The strength of this study comes from the quantity and integrity of the data. It relies on compulsory federal EEOC (Equal Employment Opportunity Commission) filings on the number of women and people of colour in management, along with details of diversity training programmes.
The bottom line is that the vast majority of diversity courses are useless, especially when driven by HRs perception of avoiding prosecution. The problem centres around courses run in response to legislative and external pressures. Kalev found that, "Most employers….force their managers and workers to go through training, and this is the least effective option in terms of increasing diversity. . . . Forcing people to go through training creates a backlash against diversity." Diversity courses are “more symbolic than substantive" says University of California LAW Professor, Lauren Edelman, She independently reviewed Kalev's study and concluded that the problem was training in "response to the general legal environment and the fact that organizations copy one another."

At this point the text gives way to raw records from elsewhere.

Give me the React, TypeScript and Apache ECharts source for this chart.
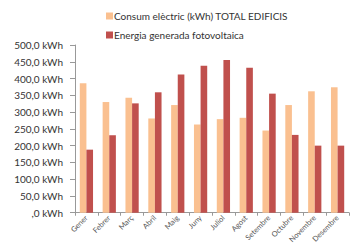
import React, { useEffect, useRef } from "react";
import * as echarts from "echarts";

const months = ["Gener", "Febrer", "Març", "Abril", "Maig", "Juny", "Juliol", "Agost", "Setembre", "Octubre", "Novembre", "Desembre"];
const consum = [386, 330, 343, 281, 321, 263, 279, 283, 245, 321, 362, 374];
const generada = [188, 231, 326, 359, 412, 438, 455, 432, 355, 232, 200, 200];

function fmt(v: number): string {
  if (v === 0) return ",0 kWh";
  return v.toFixed(1).replace(".", ",") + " kWh";
}

export default function App() {
  const ref = useRef<HTMLDivElement>(null);
  useEffect(() => {
    const chart = echarts.init(ref.current!, null, { renderer: "svg" });
    chart.setOption({
      animation: false,
      textStyle: { fontFamily: "Lato" },
      legend: {
        orient: "vertical",
        left: 101,
        top: 6,
        itemWidth: 7,
        itemHeight: 7,
        itemGap: 9,
        icon: "rect",
        textStyle: { fontSize: 10, color: "#333", padding: [0, 0, 0, -4] },
        data: ["Consum elèctric (kWh) TOTAL EDIFICIS", "Energia generada fotovoltaica"],
      },
      grid: { left: 75, right: 2, top: 45, bottom: 31, containLabel: false },
      xAxis: {
        type: "category",
        data: months,
        axisLine: { lineStyle: { color: "#999" } },
        axisTick: { show: true, alignWithLabel: false, length: 3, lineStyle: { color: "#999" } },
        axisLabel: { rotate: 45, fontSize: 7.5, color: "#555", margin: 4, interval: 0 },
      },
      yAxis: {
        type: "value",
        min: 0,
        max: 500,
        interval: 50,
        axisLine: { show: true, lineStyle: { color: "#999" } },
        axisTick: { show: true, length: 5, lineStyle: { color: "#999" } },
        splitLine: { show: false },
        axisLabel: { fontSize: 10, color: "#333", margin: 12, formatter: fmt },
      },
      series: [
        {
          name: "Consum elèctric (kWh) TOTAL EDIFICIS",
          type: "bar",
          data: consum,
          barWidth: "29%",
          barGap: "0%",
          itemStyle: { color: "#FAC090" },
        },
        {
          name: "Energia generada fotovoltaica",
          type: "bar",
          data: generada,
          barWidth: "29%",
          barGap: "0%",
          itemStyle: { color: "#C0504D" },
        },
      ],
    });
    return () => chart.dispose();
  }, []);
  return <div ref={ref} style={{ width: 351, height: 246, position: "absolute", left: 0, top: 0 }} />;
}
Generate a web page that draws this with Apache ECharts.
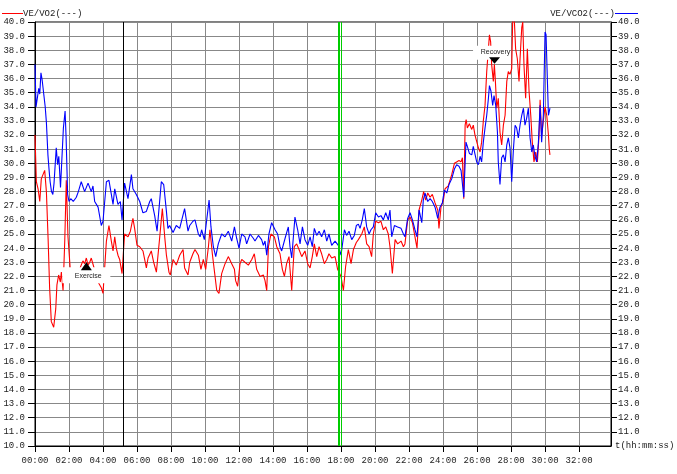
<!DOCTYPE html>
<html><head><meta charset="utf-8">
<script src="https://cdn.jsdelivr.net/npm/echarts@6/dist/echarts.min.js"></script>
<style>html,body{margin:0;padding:0;background:#fff}#c{width:677px;height:474px}</style>
</head><body><div id="c"></div>
<script>
// time in minutes, values VE/VO2 (red)
const timeVO2 = [0,0.08,0.18,0.28,0.37,0.57,0.67,0.77,0.86,0.96,1.1,1.22,1.29,1.39,1.49,1.55,1.65,1.75,1.84,1.94,2.08,2.2,2.35,2.5,2.65,2.82,2.92,3.02,3.12,3.22,3.31,3.45,3.61,3.71,3.9,4.0,4.2,4.35,4.49,4.59,4.69,4.78,4.88,4.98,5.12,5.27,5.47,5.61,5.76,5.86,6.0,6.16,6.35,6.55,6.65,6.84,6.98,7.14,7.33,7.49,7.63,7.73,7.88,7.96,8.12,8.31,8.51,8.71,8.8,9.0,9.1,9.29,
9.41,9.61,9.76,9.9,10.04,10.2,10.29,10.43,10.59,10.69,10.82,10.98,11.18,11.37,11.57,11.73,11.8,11.92,12.06,12.16,12.35,12.55,12.75,12.9,13.04,13.24,13.43,13.53,13.63,13.73,13.88,14.08,14.22,14.41,14.55,14.67,14.8,14.94,15.1,15.25,15.39,15.53,15.69,15.88,16.04,16.18,16.31,16.43,16.57,16.71,16.86,17.02,17.16,17.29,17.45,17.65,17.8,18.0,18.14,18.27,18.43,18.59,18.73,
18.9,19.02,19.22,19.37,19.51,19.65,19.8,19.9,20.04,20.2,20.35,20.49,20.63,20.78,20.88,21.02,21.18,21.33,21.53,21.67,21.76,21.92,22.06,22.2,22.35,22.47,22.59,22.75,22.86,22.98,23.1,23.24,23.37,23.53,23.69,23.76,23.88,24.02,24.12,24.31,24.51,24.67,24.8,24.94,25.06,25.14,25.22,25.3,25.36,25.43,25.55,25.69,25.78,25.88,25.98,26.08,26.18,26.27,26.37,26.47,26.57,26.67,26.73,26.8,26.86,26.96,27.02,27.08,27.16,27.25,27.35,27.45,27.55,27.65,27.75,27.84,27.94,28.04,28.1,28.18,28.27,28.37,28.47,28.53,28.63,28.69,28.76,28.86,28.96,29.06,29.16,29.25,29.35,29.45,29.55,29.65,29.71,29.8,29.9,30.0,30.1,30.2,30.25,30.29];
const veVO2 = [32.0,28.7,28.2,27.3,28.9,29.5,28.0,24.7,21.2,18.8,18.4,19.7,21.4,22.1,21.6,22.3,21.0,24.5,28.8,24.8,22.4,22.0,21.6,22.3,22.6,23.1,22.9,23.3,22.8,23.0,23.3,22.7,22.0,21.6,21.2,20.8,24.5,25.6,24.5,23.8,24.8,24.0,23.5,23.2,22.2,25.0,24.8,25.2,26.1,25.4,24.2,24.1,23.8,22.6,23.3,23.8,23.0,22.3,24.7,26.8,24.8,23.5,22.3,22.1,23.2,22.8,23.5,23.9,22.6,22.1,23.0,23.6,
23.9,23.5,22.5,23.2,22.5,24.1,25.3,23.6,22.0,21.0,20.8,22.2,22.9,23.4,22.9,22.5,21.7,21.3,22.9,23.2,23.0,22.8,23.2,23.6,22.5,22.0,22.1,21.7,21.0,24.1,25.0,24.8,24.1,23.6,22.5,22.0,22.9,23.4,21.0,24.1,24.3,23.9,23.4,23.8,22.9,22.6,23.4,24.3,23.4,24.1,23.6,22.9,23.2,23.6,23.3,23.4,22.5,22.0,21.0,22.7,23.9,22.9,23.9,
24.4,24.6,25.0,25.5,24.3,24.1,23.4,25.0,25.9,25.8,25.9,25.3,25.5,25.0,24.1,22.2,24.6,24.3,24.5,24.1,24.3,26.0,26.2,25.8,24.8,24.0,26.7,27.4,28.0,27.4,27.9,27.6,27.8,27.2,26.7,25.4,26.9,27.4,28.2,28.4,29.2,30.0,30.1,30.2,30.1,30.4,27.5,32.7,33.1,32.5,32.8,32.4,32.7,32.0,32.0,31.1,30.8,31.5,33.0,34.1,36.5,38.1,39.1,38.6,37.0,35.8,37.0,35.8,33.9,34.6,32.2,31.3,32.7,33.4,35.8,36.5,36.3,36.7,40.3,40.5,38.1,37.4,35.8,37.4,39.6,40.0,37.0,34.6,38.1,35.1,33.4,31.5,30.1,30.8,30.1,32.0,34.5,32.0,33.0,34.0,33.4,32.0,31.0,30.6];
// time in minutes, values VE/VCO2 (blue)
const timeVCO2 = [0,0.06,0.14,0.22,0.28,0.35,0.42,0.47,0.52,0.6,0.67,0.76,0.83,0.89,0.97,1.05,1.12,1.25,1.33,1.4,1.5,1.59,1.67,1.77,1.83,1.92,2.0,2.1,2.25,2.43,2.55,2.72,2.92,3.12,3.31,3.41,3.51,3.71,3.9,4.0,4.2,4.35,4.49,4.59,4.69,4.88,5.02,5.12,5.27,5.47,5.67,5.76,5.96,6.16,6.35,6.55,6.75,6.84,7.04,7.18,7.43,7.57,7.73,7.82,7.92,8.12,8.31,8.51,8.8,9.0,9.1,9.29,
9.41,9.61,9.71,9.8,9.96,10.1,10.24,10.35,10.49,10.63,10.78,10.98,11.18,11.37,11.57,11.73,11.86,12.0,12.16,12.35,12.45,12.65,12.84,12.94,13.14,13.33,13.43,13.53,13.63,13.76,13.92,14.12,14.27,14.41,14.51,14.71,14.9,15.0,15.1,15.29,15.45,15.59,15.73,15.88,16.04,16.18,16.31,16.43,16.57,16.71,16.86,17.02,17.16,17.29,17.45,17.65,17.84,18.0,18.2,18.33,18.47,18.63,18.78,
18.9,19.02,19.12,19.25,19.37,19.51,19.65,19.76,19.9,20.04,20.2,20.35,20.49,20.63,20.78,20.88,20.98,21.14,21.33,21.53,21.67,21.76,21.92,22.06,22.2,22.35,22.47,22.59,22.75,22.84,22.94,23.1,23.24,23.37,23.53,23.69,23.82,23.96,24.08,24.22,24.35,24.51,24.67,24.8,24.94,25.06,25.22,25.35,25.43,25.55,25.69,25.78,25.88,25.98,26.08,26.18,26.27,26.37,26.47,26.57,26.67,26.73,26.82,26.92,27.0,27.1,27.2,27.25,27.35,27.45,27.55,27.65,27.75,27.84,27.94,28.04,28.14,28.24,28.33,28.43,28.53,28.63,28.73,28.82,28.92,29.02,29.12,29.22,29.31,29.41,29.51,29.61,29.71,29.8,29.9,30.0,30.06,30.14,30.2,30.29];
const veVCO2 = [37.0,34.0,34.1,35.3,34.9,36.4,35.9,36.0,35.8,34.0,32.9,30.6,29.5,28.7,28.0,27.8,28.6,31.1,29.9,30.5,28.3,28.2,32.5,33.7,31.8,27.8,27.3,27.5,27.3,27.6,28.0,28.7,28.0,28.6,28.0,28.4,27.3,26.9,25.6,25.9,28.7,28.8,27.8,27.1,28.2,27.1,27.3,26.0,28.6,27.5,29.2,28.2,27.8,27.3,26.5,26.6,27.3,27.5,26.3,25.2,28.7,28.5,26.6,25.4,25.6,25.1,25.6,25.4,26.8,25.2,25.6,25.9,
26.0,25.0,24.8,25.3,24.6,26.0,27.4,25.5,24.1,23.4,24.3,25.0,24.8,25.2,24.5,25.5,24.7,24.0,25.0,24.8,24.3,25.0,24.7,24.5,24.9,24.6,24.2,24.5,23.5,25.0,25.8,25.3,25.0,24.1,23.8,24.7,25.5,24.1,23.3,26.2,25.3,24.3,25.5,24.6,24.2,24.8,24.1,25.4,24.9,25.2,24.8,25.3,24.5,25.0,24.2,24.5,24.2,23.5,25.3,24.9,25.2,24.6,24.9,
25.6,25.7,25.4,26.0,26.8,25.5,25.0,25.3,25.5,26.5,26.2,26.3,26.0,26.5,26.0,26.7,24.8,25.6,25.5,25.4,25.0,24.8,26.1,26.5,26.0,25.3,24.8,26.7,25.8,27.4,27.9,27.3,27.5,27.3,26.9,26.1,26.9,27.2,28.1,27.9,28.5,28.9,29.6,29.9,29.8,29.5,27.6,31.5,31.2,30.7,30.6,31.2,31.1,30.1,29.9,30.5,30.1,31.5,32.5,33.4,34.6,35.5,35.1,34.1,34.8,34.1,32.2,30.1,28.5,30.4,30.6,30.1,31.3,31.8,31.1,28.7,31.0,32.7,32.5,31.8,32.7,33.4,33.9,32.7,33.2,33.9,31.8,30.8,31.3,30.5,30.1,31.5,34.1,31.5,33.4,39.3,39.1,35.8,33.4,33.9];
const eventLines = [{t:5.2, color:'#000000', w:1}, {t:17.9, color:'#00cc00', w:2}, {t:18.0, color:'#00cc00', w:1}];
const annotations = [{text:'Exercise', t:3.02, v:23.0, dir:'up'}, {text:'Recovery', t:27.03, v:37.05, dir:'down'}];
const yLabelsFmt = v => v.toFixed(1);
const xLabelsFmt = v => (v < 10 ? '0' : '') + Math.round(v) + ':00';

const mono = '"Liberation Mono", "Courier New", monospace';
const sans = '"Liberation Sans", Arial, sans-serif';
const labelColor = '#222';
const chart = echarts.init(document.getElementById('c'), null, {renderer:'canvas'});

const yBase = {
  type:'value', min:10, max:40, interval:1,
  axisLine:{show:true, lineStyle:{color:'#000', width:1}},
  axisTick:{show:true, lineStyle:{color:'#000'}},
  axisLabel:{fontFamily:mono, fontSize:9, color:labelColor, formatter:yLabelsFmt}
};

chart.setOption({
  animation:false,
  grid:{left:35, right:66, top:22, bottom:28, show:true, borderColor:'#000', borderWidth:1, containLabel:false, outerBoundsMode:'none'},
  xAxis:{
    type:'value', min:0, max:33.88, interval:2,
    name:'t(hh:mm:ss)', nameLocation:'end', nameGap:4, nameMoveOverlap:false,
    nameTextStyle:{fontFamily:mono, fontSize:9, color:labelColor},
    axisLine:{show:true, lineStyle:{color:'#000'}},
    axisTick:{show:true, length:6, lineStyle:{color:'#000'}},
    axisLabel:{fontFamily:mono, fontSize:9, color:labelColor, margin:10, formatter:xLabelsFmt, showMaxLabel:false},
    splitLine:{show:true, lineStyle:{color:'#888', width:1}}
  },
  yAxis:[
    Object.assign({}, yBase, {position:'left', axisTick:{show:true, length:7, lineStyle:{color:'#000'}},
      axisLabel:Object.assign({}, yBase.axisLabel, {margin:10}),
      splitLine:{show:true, lineStyle:{color:'#888', width:1}}}),
    Object.assign({}, yBase, {position:'right', axisTick:{show:true, length:6, lineStyle:{color:'#000'}},
      axisLabel:Object.assign({}, yBase.axisLabel, {margin:7, showMinLabel:false}),
      splitLine:{show:false}})
  ],
  series:[
    {type:'line', name:'VE/VO2', yAxisIndex:0, showSymbol:false, symbol:'none',
     data:timeVO2.map((t,i)=>[t, veVO2[i]]),
     lineStyle:{color:'#ff0000', width:1.1}},
    {type:'line', name:'VE/VCO2', yAxisIndex:1, showSymbol:false, symbol:'none',
     data:timeVCO2.map((t,i)=>[t, veVCO2[i]]),
     lineStyle:{color:'#0000ff', width:1.1}}
  ]
});

const g = [
  {type:'line', shape:{x1:2, y1:13.5, x2:23, y2:13.5}, style:{stroke:'#ff0000', lineWidth:1}},
  {type:'text', x:23, y:13.5, style:{text:'VE/VO2(---)', font:'9px ' + mono, fill:labelColor, textVerticalAlign:'middle', textAlign:'left'}},
  {type:'text', x:615, y:13.5, style:{text:'VE/VCO2(---)', font:'9px ' + mono, fill:labelColor, textVerticalAlign:'middle', textAlign:'right'}},
  {type:'line', shape:{x1:615, y1:13.5, x2:638, y2:13.5}, style:{stroke:'#0000ff', lineWidth:1}}
];
eventLines.forEach(e => {
  const top = chart.convertToPixel({gridIndex:0}, [e.t, 40]);
  const bot = chart.convertToPixel({gridIndex:0}, [e.t, 10]);
  const x = Math.round(top[0]) + (e.w % 2 ? 0.5 : 0);
  g.push({type:'line', shape:{x1:x, y1:top[1], x2:x, y2:bot[1]}, style:{stroke:e.color, lineWidth:e.w}, z:50, silent:true});
});
annotations.forEach(a => {
  const p = chart.convertToPixel({gridIndex:0}, [a.t, a.v]);
  if (a.dir === 'up') {
    g.push({type:'rect', shape:{x:p[0]-24, y:p[1]+5, width:48, height:16}, style:{fill:'#fff'}, z:100});
    g.push({type:'text', x:p[0]-11.5, y:p[1]+13.5, style:{text:a.text, font:'7px ' + sans, fill:'#222', textVerticalAlign:'middle', textAlign:'left'}, z:101});
    g.push({type:'polygon', shape:{points:[[p[0], p[1]], [p[0]-5.5, p[1]+8], [p[0]+5.5, p[1]+8]]}, style:{fill:'#000'}, z:102});
  } else {
    g.push({type:'rect', shape:{x:p[0]-21.5, y:p[1]-18, width:37, height:14}, style:{fill:'#fff'}, z:100});
    g.push({type:'text', x:p[0]-13.8, y:p[1]-12, style:{text:a.text, font:'7px ' + sans, fill:'#222', textVerticalAlign:'middle', textAlign:'left'}, z:101});
    g.push({type:'polygon', shape:{points:[[p[0], p[1]], [p[0]-5.5, p[1]-6.5], [p[0]+5.5, p[1]-6.5]]}, style:{fill:'#000'}, z:102});
  }
});
chart.setOption({graphic:g});
</script>
</body></html>
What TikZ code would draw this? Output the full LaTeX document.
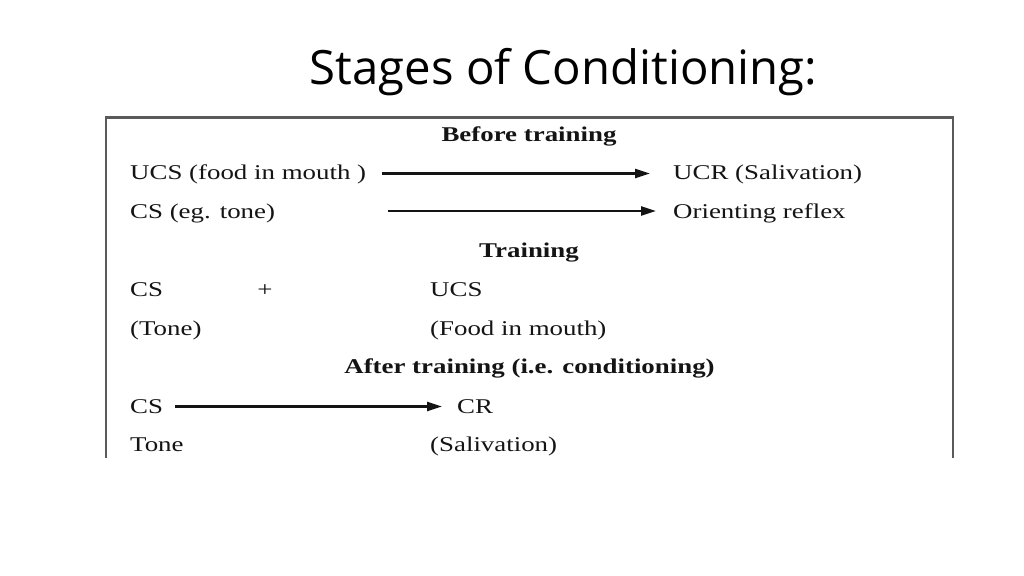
\documentclass[tikz,border=0pt]{standalone}
\usepackage{fontspec}
\setmainfont{Liberation Serif}[FakeStretch=1.28]
\newfontfamily\titlefont{Open Sans}
\usetikzlibrary{arrows.meta}
\definecolor{ink}{HTML}{141414}
\definecolor{frame}{HTML}{5A5A5A}
\begin{document}
\begin{tikzpicture}[x=1pt,y=-1pt,
  txt/.style={anchor=base west,inner sep=0pt,text=ink,font=\fontsize{21}{25}\selectfont,text height=15pt,text depth=4pt},
  hd/.style={anchor=base,inner sep=0pt,text=ink,font=\fontsize{21}{25}\selectfont\bfseries},
  arr/.style={draw=ink,line width=2.3pt,-{Triangle[length=15pt,width=9pt]}}]
\useasboundingbox[fill=white] (0,0) rectangle (1024,575);
% title
\node[anchor=base,inner sep=0pt,text=black,font=\titlefont\fontsize{47.3}{56}\selectfont] (title) at (563.5,85) {Stages of Conditioning:};
% frame (open at the bottom)
\draw[frame,line width=2pt] (105.5,458) -- (105.5,117.5) -- (953,117.5) -- (953,458);
% Before training
\node[hd] (h1) at (529,141) {Before training};
\node[txt] (ucs1) at (130,179) {UCS (food in mouth )};
\node[txt] (ucr1) at (673,179) {UCR (Salivation)};
\node[txt] (cs1) at (130,218) {CS (eg. tone)};
\node[txt] (or1) at (673,218) {Orienting reflex};
\draw[arr] ([xshift=252pt]ucs1.west) -- ([xshift=-23pt]ucr1.west);
\draw[arr] ([xshift=258pt,yshift=1.5pt]cs1.west) -- ([xshift=-17pt,yshift=1.5pt]or1.west);
% Training
\node[hd] (h2) at (529,257) {Training};
\node[txt] (cs2) at (130,296) {CS};
\node[txt,anchor=base] (plus) at (265,296) {+};
\node[txt] (ucs2) at (430,296) {UCS};
\node[txt] (tone2) at (130,335) {(Tone)};
\node[txt] (food2) at (430,335) {(Food in mouth)};
% After training
\node[hd] (h3) at (529.5,373) {After training (i.e. conditioning)};
\node[txt] (cs3) at (130,413) {CS};
\node[txt] (cr3) at (457,413) {CR};
\node[txt] (tone3) at (130,451) {Tone};
\node[txt] (sal3) at (430,451) {(Salivation)};
\draw[arr] ([xshift=45pt,yshift=1pt]cs3.west) -- ([xshift=-15pt,yshift=1pt]cr3.west);
\end{tikzpicture}
\end{document}
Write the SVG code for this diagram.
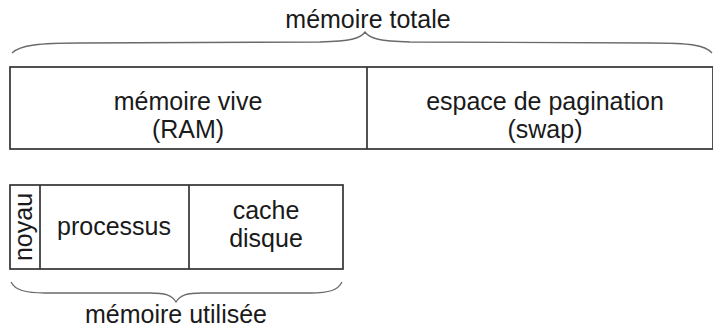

One of the problems, that Dobbin, Kalev and Kochan found, was the focus on ‘sensitivity training’ where people are often forced to focus on interpersonal conflict. These were the training courses that produced a backlash, as they were intrinsically accusatory. One bright spot was the finding that some diversity initiatives, namely those that were voluntary and aligned with business goals, were successful. This is similar to Professor Frank Dobbin’s study at Harvard, who showed, in his massive study that ‘training’ was not the answer, and that other management interventions were much better, such as mentoring.
The trick, I feel, is to drop diversity courses and look at other direct actions. Start with blind recruitment, removing names and other details fro applications. Force boards to recruit openly. Demand that apprenticeship schemes be adopted. Focus on competence not culture I training. Finally, except in cases where it is necessary, drop the ‘graduate’ requirement. The trick is to have a more open door of opportunity, not a closed door of pre-determined outcomes.